Pour ouvrir sa saison lyrique 2023-24, le Théâtre National du Capitole porte à l’affiche Les Pêcheurs de perles, opéra de 1863 composé par le jeune Georges Bizet. Dans une nouvelle production maison, toutes les composantes du Théâtre, orchestre, ballet, chœur, ateliers sont réunies pour lancer l’année avec cette évocation délicate de l’Inde fantasmée par le livret d’Eugène Cormon et Michel Carré.

Conduit par un Victorien Vanoosten très passionné, l’orchestre toulousain livre un travail titanesque sur les couleurs, les mélanges de timbres et la délicatesse de la partition de Bizet, en parfaite adéquation avec le plateau vocal. Le chœur est également bien réglé, même si c’est ici l’effet de foule qui est privilégié aux dépens parfois de l’intelligibilité du texte. Enfin, les membres du Ballet du Capitole jouent un rôle crucial dans la représentation, étant quasiment les seuls éléments de dynamisme sur scène.
La mise en scène de Thomas Lebrun semble d’ailleurs avoir privilégié essentiellement cet aspect avec l’aide de Raphaël Cottin et Angelo Smimmo à la chorégraphie. La performance des danseurs est remarquable, surtout dans les représentations voilées de l’objet idéalisé et onirique des désirs masculins, dans des danses toutes en pointes. On reste en revanche plus dubitatif devant la gestuelle évoquant l’Inde (l’inévitable Shiva aux bras multiples, danseuses alignées, les petits mouvements de la tête) ou devant les déhanchés qui se veulent sans doute humoristiques mais qui s’insèrent mal dans un opéra qui n’offre aucune possibilité de décalage. La mise en scène est d’ailleurs questionnable pour son dosage du réalisme, tantôt excessif, tantôt absent (quand Nourabad demande à Leila de rester sur son rocher – en réalité une cabane en bambou surélevée).

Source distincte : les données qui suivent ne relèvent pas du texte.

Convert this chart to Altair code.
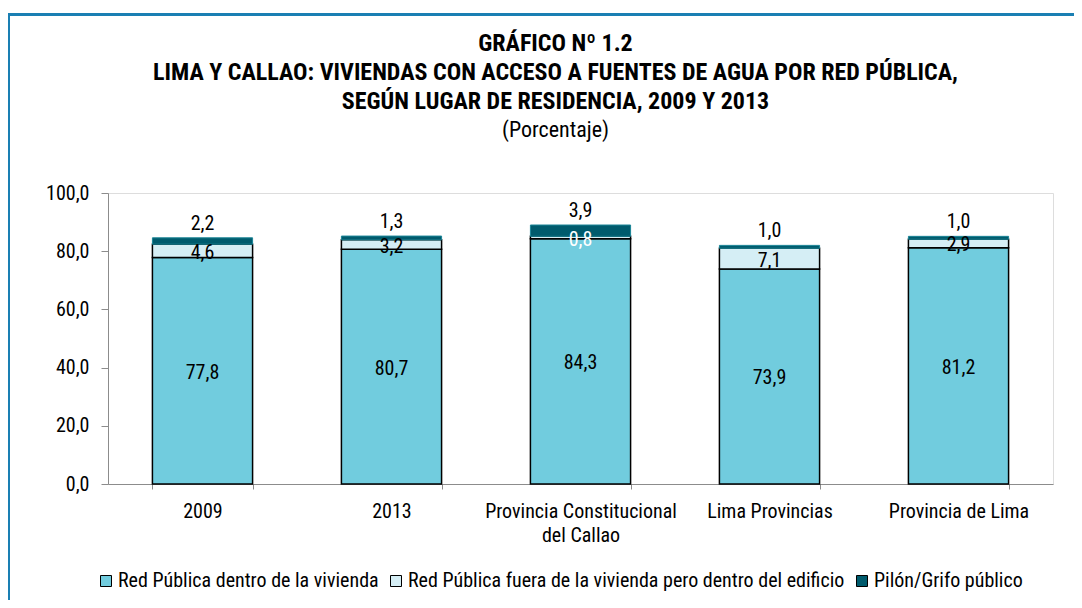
import altair as alt
import pandas as pd

categorias = ["2009", "2013", "Provincia Constitucional del Callao", "Lima Provincias", "Provincia de Lima"]
series = ["Red Pública dentro de la vivienda",
          "Red Pública fuera de la vivienda pero dentro del edificio",
          "Pilón/Grifo público"]
dentro = [77.8, 80.7, 84.3, 73.9, 81.2]
fuera = [4.6, 3.2, 0.8, 7.1, 2.9]
pilon = [2.2, 1.3, 3.9, 1.0, 1.0]
colores = ["#71CCDE", "#D5EEF5", "#005B6D"]

FONT = "Roboto Condensed, serif"
FS = 20

rows = []
for i, c in enumerate(categorias):
    base = 0.0
    for s, vals in zip(series, [dentro, fuera, pilon]):
        v = vals[i]
        rows.append({"cat": c, "serie": s, "valor": v, "ini": base, "fin": base + v,
                     "mid": base + v / 2, "orden": series.index(s),
                     "etiqueta": f"{v:.1f}".replace(".", ",")})
        base += v
df = pd.DataFrame(rows)

x_enc = alt.X("cat:N", sort=categorias, title=None,
              scale=alt.Scale(paddingInner=0.47, paddingOuter=0.235),
              axis=alt.Axis(labelAngle=0, labelFontSize=FS, labelColor="#000", labelFont=FONT,
                            labelFontWeight="normal",
                            domainColor="#8c8c8c", tickColor="#8c8c8c", tickSize=5,
                            tickBand="extent", labelPadding=12, labelLineHeight=24,
                            labelLimit=400,
                            labelExpr="datum.label == 'Provincia Constitucional del Callao' ? ['Provincia Constitucional', 'del Callao'] : datum.label"))

y_scale = alt.Scale(domain=[0, 100], nice=False)

bars = alt.Chart(df).mark_bar().encode(
    x=x_enc,
    y=alt.Y("ini:Q", scale=y_scale, title=None,
            axis=alt.Axis(values=[0, 20, 40, 60, 80, 100], grid=False, labelFontSize=FS,
                          labelColor="#000", labelFont=FONT, domainColor="#8c8c8c",
                          tickColor="#8c8c8c", tickSize=7, labelPadding=12,
                          labelExpr="replace(format(datum.value, '.1f'), '.', ',')")),
    y2="fin:Q",
    fill=alt.Fill("serie:N", sort=series, scale=alt.Scale(domain=series, range=colores),
                  legend=alt.Legend(title=None, orient="none", legendX=-12, legendY=378,
                                    direction="horizontal", columns=3, symbolType="square",
                                    symbolSize=121, symbolStrokeColor="#000",
                                    symbolStrokeWidth=1, labelFontSize=FS, labelFont=FONT,
                                    labelColor="#000", labelLimit=600, columnPadding=7,
                                    labelOffset=2)),
    stroke=alt.condition(alt.datum.orden == 2, alt.value("#1B8597"), alt.value("#000000")),
    strokeWidth=alt.condition(alt.datum.orden == 2, alt.value(1), alt.value(1.5)),
)

mid_labels = alt.Chart(df).transform_filter(alt.datum.orden < 2).mark_text(
    fontSize=FS, font=FONT, baseline="middle", dy=2).encode(
    x=alt.X("cat:N", sort=categorias),
    y=alt.Y("mid:Q", scale=y_scale),
    text="etiqueta:N",
    color=alt.condition((alt.datum.cat == "Provincia Constitucional del Callao") & (alt.datum.orden == 1),
                        alt.value("#ffffff"), alt.value("#000000")),
)

top_labels = alt.Chart(df).transform_filter(alt.datum.orden == 2).mark_text(
    fontSize=FS, font=FONT, baseline="bottom", dy=-4, color="#000").encode(
    x=alt.X("cat:N", sort=categorias),
    y=alt.Y("fin:Q", scale=y_scale),
    text="etiqueta:N",
)

frame_top = alt.Chart(df).mark_rule(color="#1A7FB3", strokeWidth=3).encode(
    x=alt.value(-101), x2=alt.value(980), y=alt.value(-178.5))
frame_left = alt.Chart(df).mark_rule(color="#1A7FB3", strokeWidth=3).encode(
    x=alt.value(-99.5), y=alt.value(-180), y2=alt.value(420))

chart = alt.layer(frame_top, frame_left, bars, mid_labels, top_labels).properties(
    width=945, height=291,
    autosize=alt.AutoSizeParams(type="none"),
    padding={"left": 100, "top": 185, "right": 21, "bottom": 116},
    title=alt.TitleParams(
        text=["GRÁFICO Nº 1.2",
              "LIMA Y CALLAO: VIVIENDAS CON ACCESO A FUENTES DE AGUA POR RED PÚBLICA,",
              "SEGÚN LUGAR DE RESIDENCIA,  2009 Y 2013"],
        subtitle="(Porcentaje)",
        font=FONT, fontSize=24, fontWeight="bold", color="#000", lineHeight=29,
        subtitleFont=FONT, subtitleFontSize=22, subtitleColor="#000",
        subtitlePadding=6, anchor="middle", dx=-25, offset=0, dy=129),
).configure_view(strokeWidth=0).configure(background="#ffffff")

chart.save("out.html", embed_options={"renderer": "svg", "actions": False})
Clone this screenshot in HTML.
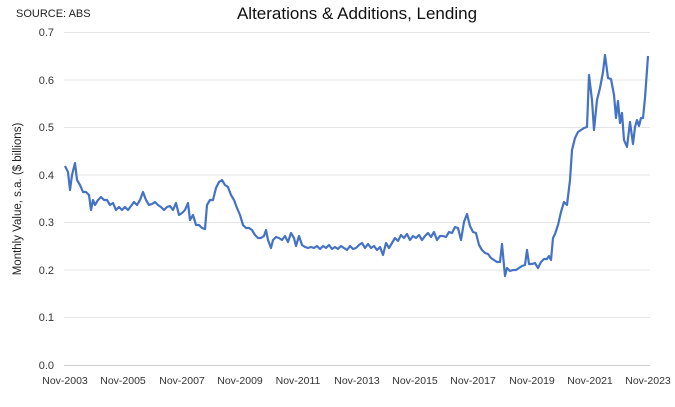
<!DOCTYPE html>
<html><head><style>
body{margin:0;background:#fff;width:675px;height:402px;overflow:hidden;font-family:"Liberation Sans",Arial,sans-serif}
</style></head><body>
<svg width="675" height="402" xmlns="http://www.w3.org/2000/svg" font-family="Liberation Sans, Arial, sans-serif">
<text x="16" y="17" font-size="11" fill="#222">SOURCE: ABS</text>
<text x="357" y="19" font-size="17" fill="#111" text-anchor="middle">Alterations &amp; Additions, Lending</text>
<g stroke="#e4e4e4" stroke-width="1">
<line x1="64" x2="650" y1="32.5" y2="32.5"/><line x1="64" x2="650" y1="80" y2="80"/><line x1="64" x2="650" y1="127.5" y2="127.5"/><line x1="64" x2="650" y1="175" y2="175"/><line x1="64" x2="650" y1="222.5" y2="222.5"/><line x1="64" x2="650" y1="270" y2="270"/><line x1="64" x2="650" y1="317.5" y2="317.5"/>
</g>
<line x1="64" x2="650" y1="365.5" y2="365.5" stroke="#d0d0d0"/>
<g font-size="11" fill="#333" text-anchor="end">
<text x="54" y="36">0.7</text><text x="54" y="84">0.6</text><text x="54" y="131">0.5</text><text x="54" y="179">0.4</text><text x="54" y="226">0.3</text><text x="54" y="274">0.2</text><text x="54" y="321">0.1</text><text x="54" y="369">0.0</text>
</g>
<g font-size="10.5" fill="#333" text-anchor="middle">
<text x="65" y="384">Nov-2003</text><text x="123" y="384">Nov-2005</text><text x="182" y="384">Nov-2007</text><text x="240" y="384">Nov-2009</text><text x="298" y="384">Nov-2011</text><text x="357" y="384">Nov-2013</text><text x="415" y="384">Nov-2015</text><text x="473" y="384">Nov-2017</text><text x="532" y="384">Nov-2019</text><text x="590" y="384">Nov-2021</text><text x="648" y="384">Nov-2023</text>
</g>
<text transform="translate(21,199) rotate(-90)" font-size="11.5" fill="#222" text-anchor="middle">Monthly Value, s.a. ($ billions)</text>
<polyline fill="none" stroke="#4472c4" stroke-width="2.2" stroke-linejoin="round" points="65,166 68,172 70,190 72,175 75,163 77,180 80,185 83,192 86,192 89,195 91,210 93,200 95,205 98,200 101,197 104,200 107,200 110,205 113,203 116,210 119,207 122,210 125,207 128,210 131,206 134,202 137,205 140,200 143,192 146,200 149,205 152,204 155,202 158,205 161,207 164,210 167,207 170,206 173,210 176,203 179,215 182,213 185,210 188,203 190,220 193,215 196,225 199,225 202,228 205,229 207,205 210,200 213,200 216,188 219,182 222,180 225,185 228,187 231,195 234,200 237,208 240,215 243,225 246,228 249,228 252,230 255,235 258,238 261,238 264,236 266,230 268,240 271,248 273,240 276,237 279,238 282,240 285,236 288,242 291,233 294,238 296,246 299,236 302,245 305,247 308,248 311,247 314,248 317,246 320,249 323,246 326,248 329,245 332,249 335,247 338,249 341,246 344,248 347,250 350,246 353,249 356,248 359,245 362,243 365,248 368,244 371,248 374,246 377,250 380,247 383,255 386,243 389,248 392,243 395,238 398,241 401,235 404,238 407,234 410,240 413,236 416,238 419,235 422,240 425,236 428,233 431,237 434,232 437,240 440,236 443,236 446,237 449,232 452,233 455,227 458,228 461,240 464,222 467,214 470,226 473,232 476,233 479,245 482,250 485,253 488,254 491,258 494,260 497,262 500,262 502,244 505,276 507,268 510,271 513,270 516,270 519,268 522,266 525,265 527,250 529,264 532,264 535,263 538,268 541,262 544,259 547,259 549,256 551,260 553,238 555,234 558,225 561,212 564,202 567,205 570,180 572,150 575,138 578,132 581,130 584,128 587,127 589,75 592,100 594,130 597,100 600,88 603,72 605,55 608,78 611,79 614,95 616,118 618,101 620,123 622,113 624,140 627,147 630,122 633,144 635,127 637,120 639,126 641,118 643,118 645,98 648,56"/>
</svg>
</body></html>
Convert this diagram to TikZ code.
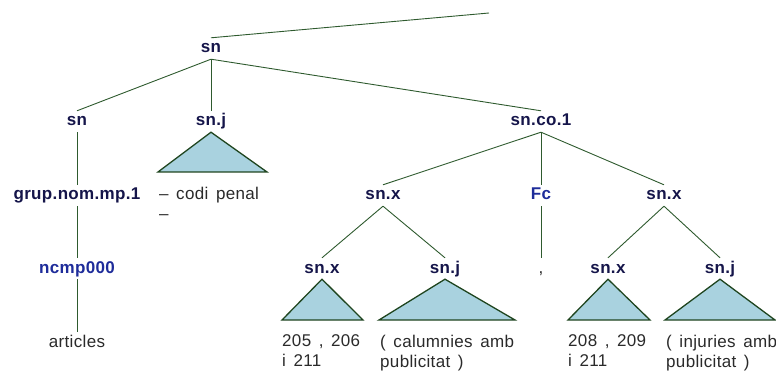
\documentclass[tikz,border=0pt]{standalone}
\usepackage{fontspec}
\setmainfont{Liberation Sans}[LetterSpace=2.0]
\newfontfamily\leaffont{Liberation Sans}[LetterSpace=2.0,WordSpace=1.5]
\definecolor{linecol}{HTML}{2E5A2E}
\definecolor{tricol}{HTML}{1F451F}
\definecolor{trifill}{HTML}{A9D2DF}
\definecolor{labcol}{HTML}{15154A}
\definecolor{bluecol}{HTML}{1E2C9A}
\definecolor{leafcol}{HTML}{2A2A2A}
\begin{document}
\begin{tikzpicture}[x=1pt,y=-1pt,
  lab/.style={font=\fontsize{17}{20}\selectfont\bfseries, text=labcol, anchor=base,
              text height=12pt, text depth=3pt, inner sep=3pt},
  blab/.style={lab, text=bluecol},
  leafc/.style={font=\fontsize{17}{20}\selectfont\leaffont, text=leafcol, anchor=base,
              text height=12pt, text depth=3pt, inner sep=3pt},
  leaf/.style={font=\fontsize{17}{20}\selectfont\leaffont, text=leafcol, anchor=north west,
              align=left, inner sep=0pt},
  edge/.style={draw=linecol, line width=0.9pt},
  tri/.style={draw=tricol, fill=trifill, line width=1.3pt, line join=miter}]
\useasboundingbox (0,0) rectangle (776,374);

% labels
\node[lab] (root) at (211,53) {sn};
\coordinate (top) at (489,13);
\node[lab] (sn1) at (77,126) {sn};
\node[lab] (snj1) at (211,126) {sn.j};
\node[lab] (snco) at (541,126) {sn.co.1};
\node[lab] (grup) at (77,200) {grup.nom.mp.1};
\node[lab] (snxa) at (383,200) {sn.x};
\node[blab] (fc) at (541,200) {Fc};
\node[lab] (snxb) at (664,200) {sn.x};
\node[blab] (ncmp) at (77,273) {ncmp000};
\node[lab] (snxa1) at (322,273) {sn.x};
\node[lab] (snja2) at (445,273) {sn.j};
\node[leafc] (comma) at (541,273) {,};
\node[lab] (snxb1) at (608,273) {sn.x};
\node[lab] (snjb2) at (720,273) {sn.j};
\node[leafc] (art) at (77,347) {articles};

% edges
\draw[edge] (root.north) -- (top);
\draw[edge] (root.south) -- (sn1.north);
\draw[edge] (root.south) -- (snj1.north);
\draw[edge] (root.south) -- (snco.north);
\draw[edge] (sn1.south) -- (grup.north);
\draw[edge] (grup.south) -- (ncmp.north);
\draw[edge] (ncmp.south) -- (art.north);
\draw[edge] (snco.south) -- (snxa.north);
\draw[edge] (snco.south) -- (fc.north);
\draw[edge] (snco.south) -- (snxb.north);
\draw[edge] (snxa.south) -- (snxa1.north);
\draw[edge] (snxa.south) -- (snja2.north);
\draw[edge] (fc.south) -- (comma.north);
\draw[edge] (snxb.south) -- (snxb1.north);
\draw[edge] (snxb.south) -- (snjb2.north);

% triangles
\draw[tri] (snj1.south) -- (158,172) -- (267,172) -- cycle;
\draw[tri] (snxa1.south) -- (282,320) -- (363,320) -- cycle;
\draw[tri] (snja2.south) -- (379,320) -- (515,320) -- cycle;
\draw[tri] (snxb1.south) -- (568,320) -- (650,320) -- cycle;
\draw[tri] (snjb2.south) -- (665,320) -- (775,320) -- cycle;

% leaf texts
\node[leaf] (t1) at (159,186.5) {– codi penal\\–};
\node[leaf] (t2) at (282,334.5) {205 , 206\\i 211};
\node[leaf] (t3) at (380,334.5) {( calumnies amb\\publicitat )};
\node[leaf] (t4) at (568,334.5) {208 , 209\\i 211};
\node[leaf] (t5) at (666,334.5) {( injuries amb\\publicitat )};
\end{tikzpicture}
\end{document}
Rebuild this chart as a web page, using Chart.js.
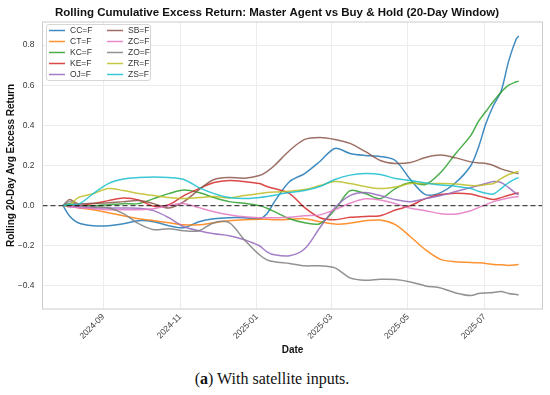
<!DOCTYPE html>
<html><head><meta charset="utf-8">
<script src="https://cdn.jsdelivr.net/npm/chart.js@4.4.1/dist/chart.umd.min.js"></script>
<style>
html,body{margin:0;padding:0;background:#fff;}
#wrap{position:relative;width:550px;height:395px;overflow:hidden;}
#c{position:absolute;left:0;top:0;}
#cap{position:absolute;left:-3px;width:550px;top:371px;line-height:16px;text-align:center;font-family:"Liberation Serif","Times New Roman",serif;font-size:16px;color:#111;}
</style></head><body>
<div id="wrap"><canvas id="c" width="550" height="360"></canvas>
<div id="cap">(<b>a</b>) With satellite inputs.</div></div>
<script>
const chartTitle = 'Rolling Cumulative Excess Return: Master Agent vs Buy & Hold (20-Day Window)';
const xTitle = 'Date';
const yTitle = 'Rolling 20-Day Avg Excess Return';
const xTickLabels = ['2024-09','2024-11','2025-01','2025-03','2025-05','2025-07'];
const yTickValues = [-0.4,-0.2,0,0.2,0.4,0.6,0.8];
const seriesNames = ['CC=F','CT=F','KC=F','KE=F','OJ=F','SB=F','ZC=F','ZO=F','ZR=F','ZS=F'];
const dates = ['2024-07-31','2024-08-05','2024-08-12','2024-08-24','2024-09-05','2024-09-17','2024-09-29','2024-10-11','2024-10-23','2024-11-04','2024-11-16','2024-11-28','2024-12-10','2024-12-22','2025-01-03','2025-01-09','2025-01-15','2025-01-27','2025-02-08','2025-02-20','2025-03-04','2025-03-16','2025-03-28','2025-04-09','2025-04-21','2025-05-03','2025-05-15','2025-05-27','2025-06-08','2025-06-20','2025-06-26','2025-07-02','2025-07-08','2025-07-14','2025-07-20','2025-07-26','2025-07-28'];
const CC = [0,-0.05,-0.085,-0.1,-0.1,-0.09,-0.075,-0.08,-0.1,-0.11,-0.08,-0.065,-0.06,-0.06,-0.065,-0.04,0.02,0.12,0.16,0.22,0.285,0.26,0.25,0.245,0.225,0.13,0.055,0.065,0.115,0.2,0.29,0.41,0.5,0.57,0.72,0.83,0.845];
const CT = [0,0,-0.01,-0.02,-0.035,-0.05,-0.065,-0.075,-0.085,-0.095,-0.095,-0.085,-0.075,-0.07,-0.068,-0.068,-0.07,-0.068,-0.065,-0.08,-0.092,-0.087,-0.075,-0.072,-0.095,-0.155,-0.22,-0.268,-0.28,-0.283,-0.285,-0.288,-0.293,-0.295,-0.298,-0.295,-0.293];
const KC = [0,0.01,0,0,0.005,0.01,0.01,0.035,0.06,0.078,0.065,0.04,0.02,0.012,0,-0.013,-0.03,-0.065,-0.085,-0.09,-0.02,0.075,0.06,0.035,0.085,0.115,0.105,0.165,0.26,0.35,0.42,0.47,0.52,0.565,0.6,0.617,0.62];
const KE = [0,0,0,0.01,0.025,0.038,0.028,-0.003,0.005,0.05,0.085,0.115,0.125,0.12,0.11,0.095,0.085,0.06,-0.01,-0.06,-0.07,-0.058,-0.054,-0.05,-0.022,0,0.035,0.055,0.062,0.058,0.048,0.038,0.03,0.04,0.052,0.062,0.064];
const OJ = [0,-0.005,-0.005,-0.01,-0.012,-0.012,-0.013,-0.025,-0.06,-0.105,-0.125,-0.14,-0.15,-0.17,-0.2,-0.23,-0.245,-0.25,-0.215,-0.11,-0.01,0.05,0.065,0.05,0.03,0.02,0.035,0.05,0.07,0.09,0.1,0.11,0.12,0.115,0.09,0.06,0.055];
const SB = [0,0.03,0.01,0.012,0.015,0.02,0.025,0.01,-0.012,0.02,0.08,0.13,0.14,0.137,0.15,0.17,0.2,0.275,0.33,0.34,0.33,0.31,0.27,0.225,0.21,0.215,0.24,0.252,0.238,0.218,0.213,0.21,0.2,0.183,0.172,0.162,0.16];
const ZC = [0,-0.005,-0.01,-0.015,-0.02,-0.02,-0.02,-0.015,0,0.01,-0.01,-0.03,-0.045,-0.055,-0.06,-0.06,-0.06,-0.058,-0.05,-0.046,-0.02,0.012,0.034,0.028,0.01,-0.013,-0.025,-0.04,-0.042,-0.025,-0.01,0.005,0.02,0.03,0.038,0.044,0.045];
const ZO = [0,0.02,0.005,-0.005,-0.01,-0.04,-0.09,-0.12,-0.115,-0.125,-0.125,-0.085,-0.085,-0.17,-0.245,-0.27,-0.28,-0.288,-0.3,-0.3,-0.31,-0.36,-0.372,-0.367,-0.368,-0.38,-0.4,-0.41,-0.435,-0.448,-0.438,-0.435,-0.433,-0.428,-0.438,-0.443,-0.444];
const ZR = [0,0,0.04,0.06,0.085,0.075,0.06,0.05,0.04,0.035,0.04,0.045,0.038,0.05,0.06,0.065,0.068,0.072,0.08,0.1,0.12,0.11,0.095,0.085,0.093,0.11,0.11,0.11,0.108,0.1,0.1,0.105,0.11,0.135,0.155,0.168,0.17];
const ZS = [0,0.005,0.005,0.06,0.11,0.133,0.14,0.143,0.14,0.13,0.09,0.06,0.04,0.035,0.04,0.045,0.052,0.065,0.075,0.095,0.13,0.152,0.16,0.155,0.135,0.125,0.113,0.103,0.097,0.085,0.072,0.062,0.058,0.085,0.115,0.135,0.14];
const zeroLevel = 0;

const seriesValues = [CC,CT,KC,KE,OJ,SB,ZC,ZO,ZR,ZS];
const colors = ['rgba(31,119,180,0.85)','rgba(255,127,14,0.85)','rgba(44,160,44,0.85)','rgba(214,39,40,0.85)','rgba(148,103,189,0.85)','rgba(140,86,75,0.85)','rgba(227,119,194,0.85)','rgba(127,127,127,0.85)','rgba(188,189,34,0.85)','rgba(23,190,207,0.85)'];

const DAY = 86400000;
const base = Date.parse('2024-09-01');
const xMin = base - 48.3*DAY, xMax = base + 348.9*DAY;
const xs = dates.map(d => Date.parse(d));
const tickVals = xTickLabels.map(s => Date.parse(s + '-01'));
const FONT = '"Liberation Sans", Arial, sans-serif';
Chart.defaults.font.family = FONT;

const datasets = seriesNames.map((name,i) => ({
  label: name,
  data: xs.map((x,j) => ({x, y: seriesValues[i][j]})),
  borderColor: colors[i], backgroundColor: colors[i],
  borderWidth: 1.5, pointRadius: 0, tension: 0.3, fill: false,
  order: 10 - i
}));
datasets.push({
  label: 'zero', data: [{x:xMin,y:zeroLevel},{x:xMax,y:zeroLevel}],
  borderColor: 'rgba(0,0,0,0.7)', borderWidth: 1.4, borderDash: [5,3],
  pointRadius: 0, fill: false, order: 0
});

const decor = {
  id: 'decor',
  afterDraw(chart){
    const ctx = chart.ctx, a = chart.chartArea;
    ctx.save();
    ctx.strokeStyle = '#cccccc'; ctx.lineWidth = 1;
    ctx.strokeRect(a.left, a.top, a.right - a.left, a.bottom - a.top);
    ctx.fillStyle = '#111';
    ctx.font = 'bold 11.5px ' + FONT;
    ctx.textAlign = 'center'; ctx.textBaseline = 'alphabetic';
    ctx.fillText(chartTitle, 277, 16);
    ctx.font = 'bold 10px ' + FONT; ctx.textBaseline = 'middle';
    ctx.fillText(xTitle, (a.left + a.right)/2, 350.5);
    ctx.save(); ctx.translate(11, (a.top + a.bottom)/2); ctx.rotate(-Math.PI/2);
    ctx.fillText(yTitle, 0, 0); ctx.restore();
    // legend
    ctx.beginPath();
    ctx.roundRect(46.5, 24.5, 104, 56, 2.5);
    ctx.fillStyle = 'rgba(255,255,255,0.85)'; ctx.fill();
    ctx.strokeStyle = '#d6d6d6'; ctx.lineWidth = 1; ctx.stroke();
    ctx.font = '8.5px ' + FONT; ctx.textAlign = 'left'; ctx.textBaseline = 'middle';
    seriesNames.forEach((name,i) => {
      const col = Math.floor(i/5), row = i % 5;
      const lx = col ? 107 : 49, ty = 30.5 + row*11;
      ctx.strokeStyle = colors[i]; ctx.lineWidth = 1.5;
      ctx.beginPath(); ctx.moveTo(lx, ty); ctx.lineTo(lx + 16, ty); ctx.stroke();
      ctx.fillStyle = '#333';
      ctx.fillText(name, lx + 21, ty + 0.5);
    });
    ctx.restore();
  }
};

new Chart(document.getElementById('c'), {
  type: 'line',
  data: { datasets },
  options: {
    responsive: false, animation: false, devicePixelRatio: 1,
    layout: { padding: { top: 22, right: 7.5, left: 0, bottom: 0 } },
    plugins: { legend: { display: false }, title: { display: false }, tooltip: { enabled: false } },
    scales: {
      x: {
        type: 'linear', min: xMin, max: xMax,
        afterBuildTicks: sc => { sc.ticks = tickVals.map(v => ({ value: v })); },
        afterFit: sc => { sc.height = 51; },
        ticks: { autoSkip: false, minRotation: 45, maxRotation: 45, padding: 3, color: '#3a3a3a', font: { size: 8.5 },
          callback: v => { const i = tickVals.indexOf(v); return i >= 0 ? xTickLabels[i] : ''; } },
        grid: { color: '#ececec', drawTicks: false }, border: { display: false }
      },
      y: {
        min: -0.515, max: 0.915,
        afterBuildTicks: sc => { sc.ticks = yTickValues.map(v => ({ value: v })); },
        afterFit: sc => { sc.width = 42.5; },
        ticks: { padding: 8, color: '#3a3a3a', font: { size: 8.5 },
          callback: v => (v < -1e-9 ? '\u2212' : '') + Math.abs(v).toFixed(1) },
        grid: { color: '#ececec', drawTicks: false }, border: { display: false }
      }
    }
  },
  plugins: [decor]
});
</script>
</body></html>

Dans la même veine, les décors d’Antoine Fontaine et les costumes de David Belugou, colorés certes, livrent une image quelque peu caricaturale de l’Inde de Bizet, dont on se doute pourtant qu’elle n’est qu’un prétexte au détour ethnographique pour mieux tenter de montrer l’universalisme et la force de l’amour et de l’amitié. L’aspect carton-pâte des décors, le grimage à l’indienne des choristes et le (très) kitsch des costumes donnent un aspect passéiste à la mise en scène et on reste dans un entre-deux curieux : un choix plus tranché, en versant soit dans la sobriété, soit dans le Bollywood contemporain, aurait évité tous ces écueils. La production scénique vient également gêner la musique puisque lorsque l’orchestre attaque l’interlude, rideau fermé, le déplacement des structures en bambou vient largement perturber les pianissimos et passages délicats... pour un résultat dont on ne peut s’empêcher de se dire qu’il aura produit beaucoup de bruit pour rien.
Le plateau vocal est fort heureusement nettement plus convaincant, à commencer par Alexandre Duhamel, radieux en Zurga : sa voix d’airain sonne à la perfection tantôt la colère, tantôt les envolées lyriques amicales envers Nadir. Son jeu scénique est très soigné et sans doute le seul à être aussi développé. Mathias Vidal, très apprécié lors de ses passages sur les planches toulousaines en Platée ou en Ferrando les saisons précédentes, maintient sa brillance. Il donne une partition très puissante, y compris en voix de tête, et il est bien dommage que son jeu d’acteur n’ait pas été davantage sollicité par la mise en scène.
Anne-Catherine Gillet livre une Leila rayonnante, particulièrement ornée et vibrée dans ses solos de soprano et qui retourne à une voix plus chaude et stable dans les ensembles. Jean-Fernand Setti, imposant par stature comme par sa voix cuivrée et bombée de basse, dépassant de deux têtes les autres artistes, est un prêtre tout choisi. Son incarnation est à l'image de cette production toulousaine : malgré un costume douteux, il ponctue avec charisme et inflexibilité l’action, finissant, à moitié dénudé, par tuer Zurga.